[Figure scripts]

• • •

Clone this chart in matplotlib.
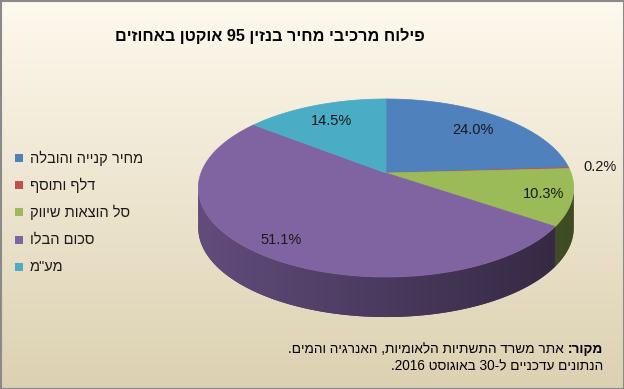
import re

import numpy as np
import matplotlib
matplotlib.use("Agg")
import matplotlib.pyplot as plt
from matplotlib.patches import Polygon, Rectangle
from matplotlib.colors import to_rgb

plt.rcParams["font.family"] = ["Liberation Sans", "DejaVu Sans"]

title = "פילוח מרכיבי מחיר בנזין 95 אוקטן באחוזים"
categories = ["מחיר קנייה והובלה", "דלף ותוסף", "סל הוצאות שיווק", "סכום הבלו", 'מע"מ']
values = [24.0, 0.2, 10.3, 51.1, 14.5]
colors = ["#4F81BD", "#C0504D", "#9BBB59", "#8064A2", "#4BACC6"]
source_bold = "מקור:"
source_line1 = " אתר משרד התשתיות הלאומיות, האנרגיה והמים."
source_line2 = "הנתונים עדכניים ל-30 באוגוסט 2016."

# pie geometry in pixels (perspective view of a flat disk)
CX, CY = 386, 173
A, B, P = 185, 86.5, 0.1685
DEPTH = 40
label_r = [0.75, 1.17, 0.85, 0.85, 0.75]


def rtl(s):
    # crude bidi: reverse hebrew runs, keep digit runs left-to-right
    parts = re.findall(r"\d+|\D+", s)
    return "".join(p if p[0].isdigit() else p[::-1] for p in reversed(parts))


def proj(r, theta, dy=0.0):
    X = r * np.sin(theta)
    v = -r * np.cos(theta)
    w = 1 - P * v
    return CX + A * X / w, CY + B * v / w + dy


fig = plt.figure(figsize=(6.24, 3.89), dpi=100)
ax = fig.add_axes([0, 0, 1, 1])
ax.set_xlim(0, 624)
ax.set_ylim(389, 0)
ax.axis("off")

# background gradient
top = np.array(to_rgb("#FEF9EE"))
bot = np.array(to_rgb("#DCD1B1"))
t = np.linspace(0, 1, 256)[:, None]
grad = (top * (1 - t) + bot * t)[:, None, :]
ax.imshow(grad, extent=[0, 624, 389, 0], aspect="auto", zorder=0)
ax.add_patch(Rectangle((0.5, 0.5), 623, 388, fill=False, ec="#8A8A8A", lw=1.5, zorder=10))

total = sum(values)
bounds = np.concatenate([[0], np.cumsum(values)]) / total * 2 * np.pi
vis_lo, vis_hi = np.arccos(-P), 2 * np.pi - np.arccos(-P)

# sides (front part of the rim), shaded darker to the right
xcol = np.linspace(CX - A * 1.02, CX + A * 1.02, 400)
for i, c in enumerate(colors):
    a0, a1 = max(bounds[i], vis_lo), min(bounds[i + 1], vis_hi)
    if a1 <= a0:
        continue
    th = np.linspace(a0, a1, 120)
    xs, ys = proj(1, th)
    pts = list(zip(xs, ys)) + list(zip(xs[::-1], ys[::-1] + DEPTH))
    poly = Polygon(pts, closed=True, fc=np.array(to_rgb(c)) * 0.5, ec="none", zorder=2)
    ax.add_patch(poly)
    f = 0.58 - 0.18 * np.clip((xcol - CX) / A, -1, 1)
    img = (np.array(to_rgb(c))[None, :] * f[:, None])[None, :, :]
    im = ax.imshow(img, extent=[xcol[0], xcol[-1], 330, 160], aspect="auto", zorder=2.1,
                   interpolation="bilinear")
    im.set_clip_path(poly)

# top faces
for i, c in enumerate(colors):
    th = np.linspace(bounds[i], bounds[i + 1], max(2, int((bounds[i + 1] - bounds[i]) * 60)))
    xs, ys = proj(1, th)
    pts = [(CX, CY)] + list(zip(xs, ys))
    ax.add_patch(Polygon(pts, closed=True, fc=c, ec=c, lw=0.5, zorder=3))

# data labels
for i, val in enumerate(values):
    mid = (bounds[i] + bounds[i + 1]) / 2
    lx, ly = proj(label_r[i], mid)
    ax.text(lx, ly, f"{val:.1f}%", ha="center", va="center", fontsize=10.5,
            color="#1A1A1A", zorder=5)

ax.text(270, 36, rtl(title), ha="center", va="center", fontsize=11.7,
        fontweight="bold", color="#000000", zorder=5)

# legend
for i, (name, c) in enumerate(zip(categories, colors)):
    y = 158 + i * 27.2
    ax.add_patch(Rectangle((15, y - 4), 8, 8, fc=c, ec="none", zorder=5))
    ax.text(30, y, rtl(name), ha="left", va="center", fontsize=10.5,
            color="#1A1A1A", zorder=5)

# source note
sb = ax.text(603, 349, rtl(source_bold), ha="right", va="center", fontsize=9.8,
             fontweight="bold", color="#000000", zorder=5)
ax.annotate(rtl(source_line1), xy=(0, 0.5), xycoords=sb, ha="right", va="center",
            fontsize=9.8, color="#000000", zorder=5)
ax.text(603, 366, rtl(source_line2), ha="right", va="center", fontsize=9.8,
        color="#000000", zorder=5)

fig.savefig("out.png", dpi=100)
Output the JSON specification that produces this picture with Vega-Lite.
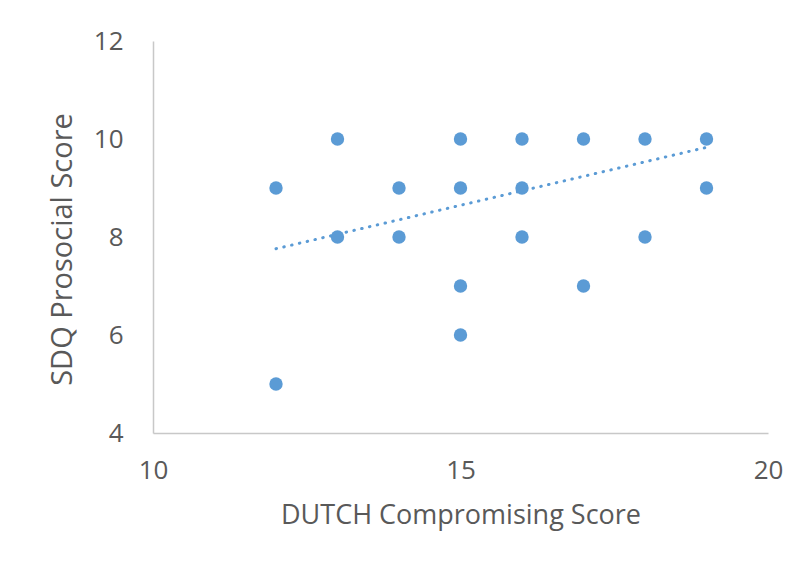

• • •

* [AIM OF THE EXERCISE]: Copy, word for word, the entries above from the first line to the line that holds "from matplotlib.colors import to_rgb". Drop the pictures.

* [EXPECTED ANSWER]:
Clone this chart in matplotlib.
import re

import numpy as np
import matplotlib
matplotlib.use("Agg")
import matplotlib.pyplot as plt
from matplotlib.patches import Polygon, Rectangle
from matplotlib.colors import to_rgb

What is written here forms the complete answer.